PROBLEM TO SOLVE — Only the lines from the start of the data to the line containing "0.775, 0.8, 0.825, 0.85, 0.875, 0.9, 0.925, 0.95, 0.975]", both included, should be output, exactly and without pictures.

MATERIAL PROVIDED —
□ □ □
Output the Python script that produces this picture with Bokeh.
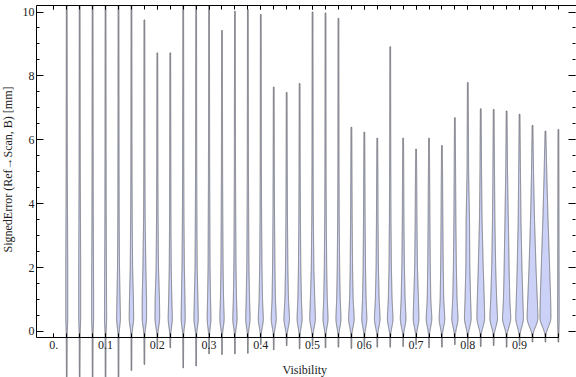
import numpy as np
from math import pi
from bokeh.plotting import figure
from bokeh.models import Range1d, LinearAxis, FixedTicker, SingleIntervalTicker, Label
from bokeh.embed import file_html
from bokeh.resources import INLINE

# ---------------- data ----------------
visibility = [0.025, 0.05, 0.075, 0.1, 0.125, 0.15, 0.175, 0.2, 0.225, 0.25,
              0.275, 0.3, 0.325, 0.35, 0.375, 0.4, 0.425, 0.45, 0.475, 0.5,
              0.525, 0.55, 0.575, 0.6, 0.625, 0.65, 0.675, 0.7, 0.725, 0.75,
              0.775, 0.8, 0.825, 0.85, 0.875, 0.9, 0.925, 0.95, 0.975]

err_min = [-1.6, -1.6, -1.6, -1.6, -1.6, -1.22, -1.03, -0.51, -0.51, -1.14,
           -1.08, -0.70, -0.72, -0.70, -0.68, -0.41, -0.57, -0.44, -0.54, -0.45,
           -0.51, -0.49, -0.53, -0.47, -0.49, -0.49, -0.47, -0.41, -0.51, -0.49,
           -0.41, -0.49, -0.47, -0.44, -0.49, -0.44, -0.33, -0.33, -0.33]

# 10.2 = cut at the top of the plot range
err_max = [10.2, 10.2, 10.2, 10.2, 10.2, 10.2, 9.75, 8.72, 8.72, 10.2,
           10.2, 10.2, 9.42, 10.02, 10.08, 9.92, 7.65, 7.48, 7.76, 10.0,
           9.97, 9.80, 6.39, 6.24, 6.05, 8.91, 6.05, 5.71, 6.05, 5.82,
           6.69, 7.79, 6.97, 6.95, 6.90, 6.80, 6.45, 6.27, 6.32]

# density (violin half-width) at fixed error levels
dens_levels = [0.35, 1.0, 2.0, 3.5, 5.0]
dens_035 = [1.0, 1.0, 1.0, 1.1, 2.0, 2.3, 2.2, 2.4, 2.2, 2.1,
            2.3, 2.0, 2.3, 2.3, 2.3, 2.7, 2.7, 3.0, 2.7, 3.0,
            2.7, 2.7, 3.0, 2.7, 3.0, 3.0, 3.0, 3.0, 3.0, 3.0,
            3.3, 3.5, 4.0, 4.0, 4.3, 4.0, 5.6, 5.6, 0.8]
dens_100 = [1.0, 1.0, 1.0, 1.0, 1.6, 2.0, 2.2, 2.2, 1.6, 1.8,
            1.8, 1.5, 1.6, 1.6, 1.7, 1.7, 1.7, 1.8, 1.8, 2.2,
            1.8, 1.8, 1.8, 1.8, 1.9, 1.9, 2.0, 2.4, 1.8, 1.8,
            2.2, 2.8, 3.5, 3.0, 3.2, 3.3, 4.8, 5.2, 0.8]
dens_200 = [1.0, 1.0, 0.9, 0.9, 1.0, 1.2, 1.5, 1.2, 1.0, 1.2,
            1.1, 1.0, 1.1, 1.1, 1.1, 1.2, 1.2, 1.2, 1.2, 1.3,
            1.2, 1.2, 1.2, 1.2, 1.2, 1.2, 1.3, 1.4, 1.3, 1.3,
            1.5, 2.0, 2.5, 2.0, 2.5, 2.4, 3.5, 4.2, 0.7]
dens_350 = [0.8, 0.8, 0.7, 0.7, 0.7, 0.8, 0.8, 0.8, 0.7, 0.8,
            0.8, 0.8, 0.8, 0.8, 0.8, 0.8, 0.8, 0.8, 0.8, 0.8,
            0.8, 0.8, 0.8, 0.8, 0.8, 0.8, 0.8, 0.9, 0.9, 0.9,
            1.0, 1.7, 1.3, 1.2, 1.7, 1.4, 2.0, 2.6, 0.6]
dens_500 = [0.6, 0.6, 0.6, 0.6, 0.6, 0.6, 0.6, 0.6, 0.6, 0.6,
            0.6, 0.6, 0.6, 0.6, 0.6, 0.6, 0.6, 0.6, 0.6, 0.6,
            0.6, 0.6, 0.6, 0.6, 0.6, 0.6, 0.6, 0.6, 0.6, 0.6,
            0.7, 0.8, 0.8, 0.8, 0.9, 0.9, 1.0, 1.3, 0.5]
dens_tail = 0.5

x_ticks = [0.0, 0.1, 0.2, 0.3, 0.4, 0.5, 0.6, 0.7, 0.8, 0.9]
x_tick_labels = ["0.", "0.1", "0.2", "0.3", "0.4", "0.5", "0.6", "0.7", "0.8", "0.9"]
x_minor = [0.0] + visibility
x_label = "Visibility"
y_label = "SignedError (Ref\u2192Scan, B) [mm]"

# ---------------- geometry ----------------
# the frame covers the whole canvas; the axes sit at fixed locations in it
X0, X1 = -0.1030, 1.0100
Y0, Y1 = -1.44, 10.36
XA0, XA1 = -0.0334, 1.0085
YA0, YA1 = -0.2, 10.2
DENS_TO_X = 1.0 / 517.5

kern = np.exp(-0.5 * (np.arange(-24, 25) / 8.0) ** 2)
kern /= kern.sum()

xs_list, ys_list = [], []
for i, xc in enumerate(visibility):
    ky = [err_min[i], -0.05] + dens_levels + [err_max[i]]
    kw = [0.3, dens_tail, dens_035[i], dens_100[i], dens_200[i], dens_350[i], dens_500[i], 0.4]
    y = np.arange(err_min[i], err_max[i] + 1e-9, 0.01)
    w = np.interp(y, ky, kw)
    w = np.convolve(np.pad(w, 24, mode="edge"), kern, mode="valid")
    hw = w * DENS_TO_X
    xs_list.append(np.concatenate([xc - hw, (xc + hw)[::-1]]))
    ys_list.append(np.concatenate([y, y[::-1]]))

FONT = "Liberation Serif"
TXT = "#222222"

p = figure(width=576, height=377, x_range=Range1d(X0, X1), y_range=Range1d(Y0, Y1),
           output_backend="svg", toolbar_location=None,
           min_border_left=0, min_border_right=0, min_border_top=0, min_border_bottom=0,
           margin=(0, 0, -8, 0))
p.outline_line_color = None
p.grid.visible = False
p.background_fill_color = "white"
p.border_fill_color = "white"

p.patches(xs_list, ys_list, fill_color="#ccd2f7", line_color="#555555",
          line_width=0.85, line_alpha=0.85)

# bottom axis
xa = p.xaxis[0]
xa.fixed_location = YA0
xa.ticker = FixedTicker(ticks=x_ticks, minor_ticks=x_minor)
xa.major_label_overrides = {t: s for t, s in zip(x_ticks, x_tick_labels)}
xa.bounds = (XA0, 0.975)
xa.major_tick_in = 4
xa.major_tick_out = 0
xa.minor_tick_in = 4
xa.minor_tick_out = 0
xa.major_label_standoff = 3
xa.major_label_text_font = FONT
xa.major_label_text_font_size = "12px"
xa.major_label_text_color = TXT
xa.axis_line_color = "black"

# left axis
ya = p.yaxis[0]
ya.fixed_location = XA0
ya.ticker = SingleIntervalTicker(interval=2, num_minor_ticks=4)
ya.bounds = (YA0, YA1)
ya.major_tick_in = 7
ya.major_tick_out = 0
ya.minor_tick_in = 3
ya.minor_tick_out = 0
ya.major_label_standoff = 2
ya.major_label_text_font = FONT
ya.major_label_text_font_size = "12px"
ya.major_label_text_color = TXT

# top frame edge with ticks
top = LinearAxis(fixed_location=YA1, ticker=FixedTicker(ticks=x_ticks, minor_ticks=x_minor),
                 bounds=(XA0, X1),
                 major_tick_in=4, major_tick_out=0, minor_tick_in=4, minor_tick_out=0,
                 major_label_text_font_size="0px", major_label_text_color=None,
                 major_label_standoff=0)
p.add_layout(top, "above")

# right frame edge: ticks only
right = LinearAxis(fixed_location=XA1, ticker=SingleIntervalTicker(interval=2, num_minor_ticks=4),
                   bounds=(YA0, YA1), axis_line_color=None,
                   major_tick_in=7, major_tick_out=0, minor_tick_in=3, minor_tick_out=0,
                   major_label_text_font_size="0px", major_label_text_color=None,
                   major_label_standoff=0)
p.add_layout(right, "right")

p.add_layout(Label(x=0.485, y=-1.19, text=x_label, text_align="center",
                   text_baseline="alphabetic", text_font=FONT, text_font_size="12px",
                   text_color=TXT))
p.add_layout(Label(x=-0.0885, y=5.07, text=y_label, angle=pi / 2, text_align="center",
                   text_baseline="middle", text_font=FONT, text_font_size="12px",
                   text_color=TXT))

open("out.html", "w").write(file_html(p, INLINE))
□ □ □
EXERCISE RESPONSE —
Output the Python script that produces this picture with Bokeh.
import numpy as np
from math import pi
from bokeh.plotting import figure
from bokeh.models import Range1d, LinearAxis, FixedTicker, SingleIntervalTicker, Label
from bokeh.embed import file_html
from bokeh.resources import INLINE

# ---------------- data ----------------
visibility = [0.025, 0.05, 0.075, 0.1, 0.125, 0.15, 0.175, 0.2, 0.225, 0.25,
              0.275, 0.3, 0.325, 0.35, 0.375, 0.4, 0.425, 0.45, 0.475, 0.5,
              0.525, 0.55, 0.575, 0.6, 0.625, 0.65, 0.675, 0.7, 0.725, 0.75,
              0.775, 0.8, 0.825, 0.85, 0.875, 0.9, 0.925, 0.95, 0.975]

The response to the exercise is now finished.